→ **EXERCISE PROMPT**: Starting at the line that contains "Write the Chart.js code for this chart." and stopping at the line that contains "const yTicks = [0, 5, 10, 15, 20];", transcribe every line of the material below exactly; pictures stay out.
Begin SOURCE MATERIAL
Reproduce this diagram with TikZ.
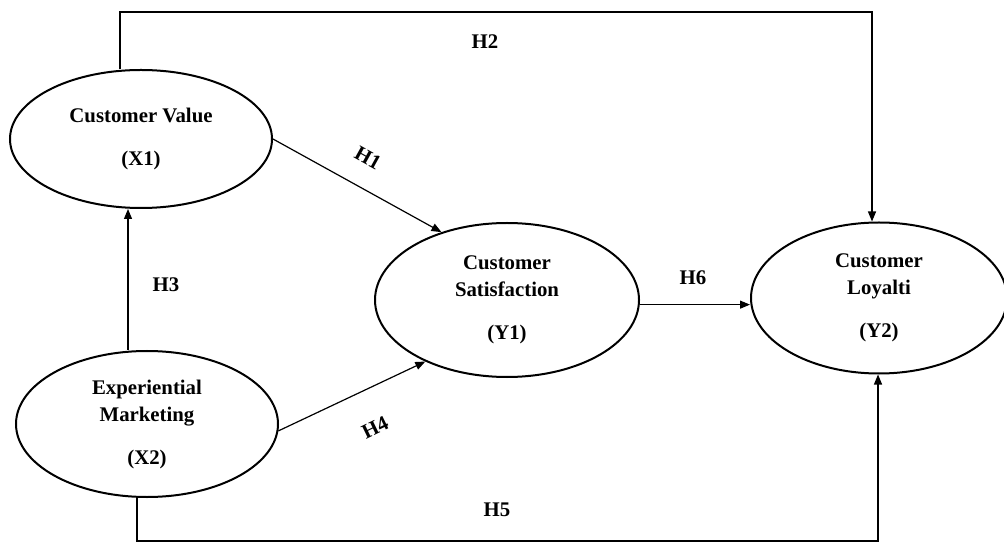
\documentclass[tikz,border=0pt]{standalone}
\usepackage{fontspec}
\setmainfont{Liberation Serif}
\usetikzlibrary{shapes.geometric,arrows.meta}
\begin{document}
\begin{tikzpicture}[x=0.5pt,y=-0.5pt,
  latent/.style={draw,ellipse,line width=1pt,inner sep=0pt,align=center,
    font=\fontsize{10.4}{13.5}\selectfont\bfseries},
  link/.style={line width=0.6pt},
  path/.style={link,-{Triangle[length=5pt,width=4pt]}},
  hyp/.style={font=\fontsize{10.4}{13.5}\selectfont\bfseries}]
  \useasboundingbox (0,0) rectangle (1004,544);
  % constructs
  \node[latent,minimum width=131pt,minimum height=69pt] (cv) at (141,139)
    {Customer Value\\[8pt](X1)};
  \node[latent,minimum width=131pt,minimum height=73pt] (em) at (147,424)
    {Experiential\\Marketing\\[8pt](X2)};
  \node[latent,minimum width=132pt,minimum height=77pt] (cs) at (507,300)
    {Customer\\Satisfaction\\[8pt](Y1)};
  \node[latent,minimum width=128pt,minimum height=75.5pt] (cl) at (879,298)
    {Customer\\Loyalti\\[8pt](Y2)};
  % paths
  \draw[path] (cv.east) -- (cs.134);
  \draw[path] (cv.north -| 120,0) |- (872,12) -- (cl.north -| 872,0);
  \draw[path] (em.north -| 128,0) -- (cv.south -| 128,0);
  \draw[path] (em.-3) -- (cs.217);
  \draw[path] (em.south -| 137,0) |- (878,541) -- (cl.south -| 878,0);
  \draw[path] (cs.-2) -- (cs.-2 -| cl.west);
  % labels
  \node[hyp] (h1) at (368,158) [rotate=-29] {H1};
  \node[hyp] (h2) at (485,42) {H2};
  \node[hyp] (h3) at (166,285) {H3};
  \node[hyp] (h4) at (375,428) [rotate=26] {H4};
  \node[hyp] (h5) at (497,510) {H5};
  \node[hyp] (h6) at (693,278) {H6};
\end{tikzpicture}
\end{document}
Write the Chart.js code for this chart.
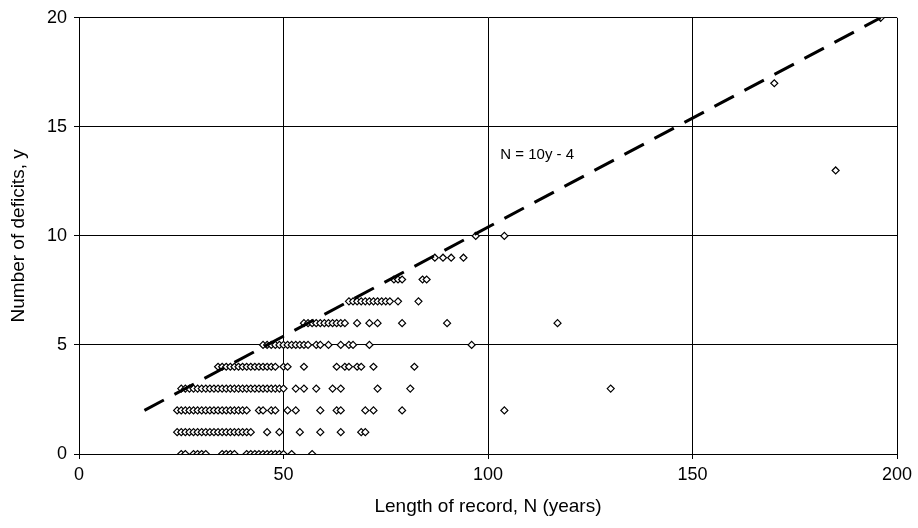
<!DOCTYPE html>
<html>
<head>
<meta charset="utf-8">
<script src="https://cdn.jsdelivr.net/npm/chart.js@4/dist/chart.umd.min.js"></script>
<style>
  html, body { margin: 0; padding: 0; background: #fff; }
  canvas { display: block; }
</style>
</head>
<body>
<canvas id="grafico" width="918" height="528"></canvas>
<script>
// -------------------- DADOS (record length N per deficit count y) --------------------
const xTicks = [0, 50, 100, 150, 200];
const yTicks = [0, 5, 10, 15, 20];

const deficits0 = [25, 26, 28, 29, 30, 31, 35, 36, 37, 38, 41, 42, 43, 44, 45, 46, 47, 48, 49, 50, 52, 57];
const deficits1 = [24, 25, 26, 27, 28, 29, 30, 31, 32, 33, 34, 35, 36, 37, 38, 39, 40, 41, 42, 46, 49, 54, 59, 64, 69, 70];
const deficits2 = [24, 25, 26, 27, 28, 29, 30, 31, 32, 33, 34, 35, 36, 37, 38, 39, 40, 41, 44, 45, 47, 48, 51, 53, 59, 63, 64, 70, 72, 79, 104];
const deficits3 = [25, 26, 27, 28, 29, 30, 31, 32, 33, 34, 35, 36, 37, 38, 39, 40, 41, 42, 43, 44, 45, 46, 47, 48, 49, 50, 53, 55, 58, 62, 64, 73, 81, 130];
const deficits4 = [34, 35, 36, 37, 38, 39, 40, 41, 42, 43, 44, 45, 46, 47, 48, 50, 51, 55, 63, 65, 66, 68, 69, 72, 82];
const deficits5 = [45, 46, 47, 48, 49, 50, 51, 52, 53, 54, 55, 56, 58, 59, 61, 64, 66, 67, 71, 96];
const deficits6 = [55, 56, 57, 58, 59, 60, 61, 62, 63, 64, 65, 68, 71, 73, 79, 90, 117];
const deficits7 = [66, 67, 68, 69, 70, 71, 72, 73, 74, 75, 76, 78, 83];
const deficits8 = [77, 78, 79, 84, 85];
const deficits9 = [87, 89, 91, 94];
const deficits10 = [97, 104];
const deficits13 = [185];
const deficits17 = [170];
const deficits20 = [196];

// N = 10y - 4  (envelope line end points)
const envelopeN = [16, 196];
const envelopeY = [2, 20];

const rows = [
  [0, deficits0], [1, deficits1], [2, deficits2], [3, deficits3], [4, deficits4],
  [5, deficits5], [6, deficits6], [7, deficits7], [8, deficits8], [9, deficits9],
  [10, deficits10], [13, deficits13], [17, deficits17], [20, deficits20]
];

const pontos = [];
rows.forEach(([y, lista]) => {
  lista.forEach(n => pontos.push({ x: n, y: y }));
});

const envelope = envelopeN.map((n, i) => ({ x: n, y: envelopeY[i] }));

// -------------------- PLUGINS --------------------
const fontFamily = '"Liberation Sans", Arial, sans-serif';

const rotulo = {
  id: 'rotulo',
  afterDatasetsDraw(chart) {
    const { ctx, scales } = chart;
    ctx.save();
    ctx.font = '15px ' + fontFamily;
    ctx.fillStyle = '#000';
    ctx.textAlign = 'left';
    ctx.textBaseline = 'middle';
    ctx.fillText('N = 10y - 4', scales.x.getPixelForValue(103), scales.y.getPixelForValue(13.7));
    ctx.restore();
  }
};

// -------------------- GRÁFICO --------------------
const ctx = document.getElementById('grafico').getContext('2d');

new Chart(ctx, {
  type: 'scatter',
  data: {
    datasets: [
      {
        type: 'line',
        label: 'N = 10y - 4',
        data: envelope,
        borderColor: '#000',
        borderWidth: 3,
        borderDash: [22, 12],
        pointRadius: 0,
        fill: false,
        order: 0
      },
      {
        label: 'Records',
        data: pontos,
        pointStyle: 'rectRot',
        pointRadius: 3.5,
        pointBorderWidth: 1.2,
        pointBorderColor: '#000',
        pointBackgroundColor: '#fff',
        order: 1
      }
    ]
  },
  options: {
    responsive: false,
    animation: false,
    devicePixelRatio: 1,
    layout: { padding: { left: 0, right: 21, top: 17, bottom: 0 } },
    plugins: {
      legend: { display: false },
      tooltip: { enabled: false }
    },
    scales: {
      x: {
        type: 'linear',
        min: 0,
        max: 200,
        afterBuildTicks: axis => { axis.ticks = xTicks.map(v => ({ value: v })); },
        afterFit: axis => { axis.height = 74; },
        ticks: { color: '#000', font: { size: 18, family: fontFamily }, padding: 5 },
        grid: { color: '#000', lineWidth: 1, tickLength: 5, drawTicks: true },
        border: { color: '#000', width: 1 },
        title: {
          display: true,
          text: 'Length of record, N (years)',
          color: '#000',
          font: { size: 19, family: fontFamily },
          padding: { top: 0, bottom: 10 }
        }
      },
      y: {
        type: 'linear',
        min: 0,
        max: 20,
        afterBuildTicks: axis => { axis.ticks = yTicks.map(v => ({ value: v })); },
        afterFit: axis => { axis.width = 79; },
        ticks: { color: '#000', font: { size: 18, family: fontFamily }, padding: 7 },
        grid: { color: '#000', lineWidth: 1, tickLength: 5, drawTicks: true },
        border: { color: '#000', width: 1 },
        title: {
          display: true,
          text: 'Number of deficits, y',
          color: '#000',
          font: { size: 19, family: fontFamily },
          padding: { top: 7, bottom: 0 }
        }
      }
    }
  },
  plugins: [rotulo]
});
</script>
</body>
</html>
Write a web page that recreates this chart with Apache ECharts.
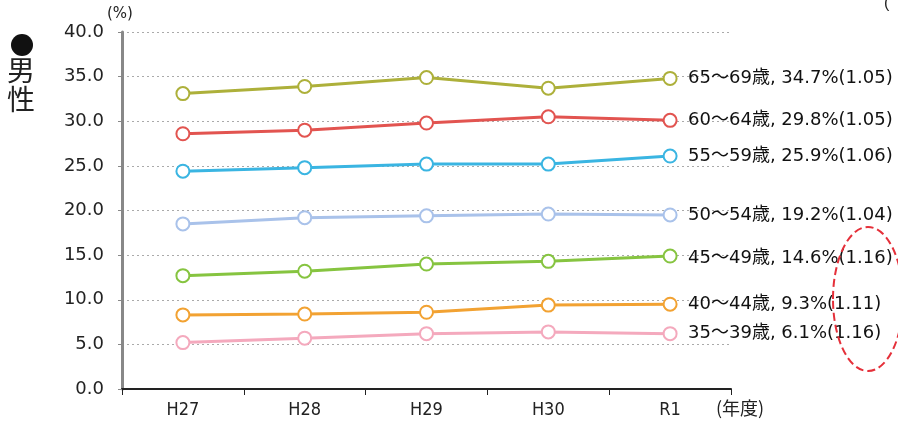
End SOURCE MATERIAL
→ **WRITTEN RESPONSE**:
Write the Chart.js code for this chart.
<!DOCTYPE html>
<html>
<head>
<meta charset="utf-8">
<script src="https://cdn.jsdelivr.net/npm/chart.js@4/dist/chart.umd.min.js"></script>
<style>
  html, body { margin: 0; padding: 0; background: #fff; }
  canvas { display: block; }
</style>
</head>
<body>
<canvas id="grafico" width="918" height="528"></canvas>
<script>
// -------------------- DADOS (record length N per deficit count y) --------------------
const xTicks = [0, 50, 100, 150, 200];
const yTicks = [0, 5, 10, 15, 20];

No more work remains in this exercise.